The Ascension Parish Council on Thursday officially approved rebating “significant incentives” to Methanex Corp. for relocating a $550 million methanol plant from Chile to Geismar.

Methanex, of Vancouver, Canada, announced in April it would bring a second methanol plant to Ascension Parish after initially announcing in January 2012 it would make a $400 million investment in the parish by bringing a plant to Geismar.

The incentives package would rebate a half-cent of eligible sales tax on the purchase of construction materials, with 45 percent of that going to Methanex and 5 percent going to the Ascension Economic Development Corp.

The expected rebate is estimated at $450,000.

The agreement also says that the rebate is conditioned upon the creation of 35 new full-time jobs in the parish, but it would be reduced if the company fails to meet that goal. Should Methanex create only 32 jobs, its rebate would be limited to 91.1 percent, the agreement says.

Councilman Kent Schexnaydre applauded Parish President Tommy Martinez and Ascension Development President Mike Eades for “stepping forward” and creating a program to make sure businesses follow through with their promises in order to receive their full incentives.

“It’s a pilot program to encourage to add more incentives to get industries to come in,” Schexnaydre said. “It’s a little bit different. We’re constantly evolving with this process.”

The council agreed last year to rebate its 1-cent sales tax on construction materials and equipment for the first plant, a rebate worth an estimated $1.61 million.

As part of the new agreement, Methanex agreed to purchase gas and water from the parish if it eventually can provide such service “at a reasonably competitive price.”

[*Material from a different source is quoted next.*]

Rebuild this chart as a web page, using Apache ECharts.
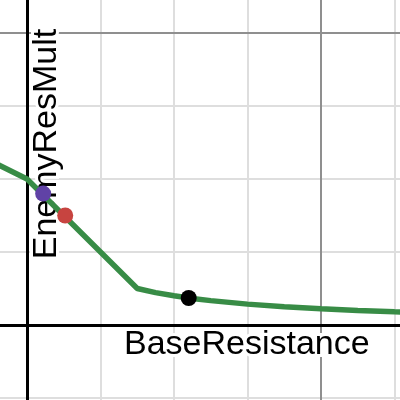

Parish officials have been exploring the possibility of buying natural gas from pipelines running through the parish and selling it at a profit to industrial users along the Mississippi River as well as working with Georgia-based startup Water and Power Cogen Development LLC on a parishwide water plan that would tap unused saline aquifers to produce fresh potable and industrial-grade water.

Other matters considered at the meeting include:

MILLAGE RATES: The council unanimously adopted the parish’s 2013 millage rate at 94.02 mills throughout the parish.

The rate includes 20 mills for Fire District No. 3, 10 mills for Utilities District No. 1, 10 mills for West Ascension Drainage District, 5 mills for East Ascension Drainage District, 5 mills for Road Lighting Districts 1 and 3-7, and 6.8 mills for library maintenance.

Other taxes include a parish tax of 2.86 mills in incorporated areas and 1.43 mills in Gonzales and Donaldsonville.